The reference timescale is computed in homodyne.optimization.cmc.reparameterization.compute_t_ref(), which raises ValueError for invalid inputs; the caller catches this and falls back to \(t_\mathrm{ref} = 1.0\).

Diagnostics¶

Convergence is assessed using standard ArviZ diagnostics:

\[\hat{R} \;=\; \sqrt{\frac{\hat{V}}{W}}\]

where \(\hat{V}\) is the between-chain variance estimate and \(W\) is the within-chain variance. Good convergence: \(\hat{R} < 1.01\).

Effective sample size:

\[\mathrm{ESS} \;=\; \frac{K}{\sum_{t=-\infty}^\infty \rho_t}\]

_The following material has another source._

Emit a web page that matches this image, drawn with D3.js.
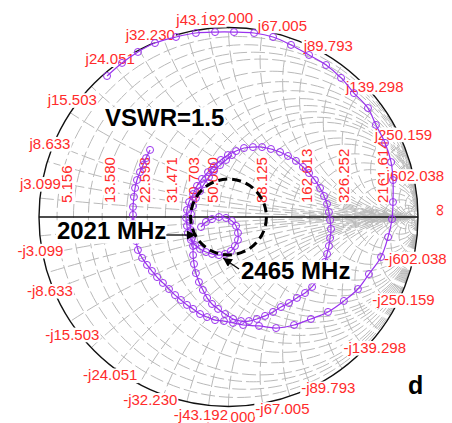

where \(\rho_t\) is the lag-\(t\) autocorrelation. Adequate sampling: \(\mathrm{ESS} > 400\) per parameter.

BFMI (Bayesian Fraction of Missing Information):

\[\mathrm{BFMI} \;=\; \frac{\langle(\Delta H)^2\rangle}{\langle H^2\rangle}\]

where \(H = -\log p(\theta) - \log p(y|\theta)\) is the Hamiltonian. Good mixing: \(\mathrm{BFMI} > 0.3\).

Quality filtering removes shards with divergence rate \(> 10\%\) before consensus (configurable via max_divergence_rate).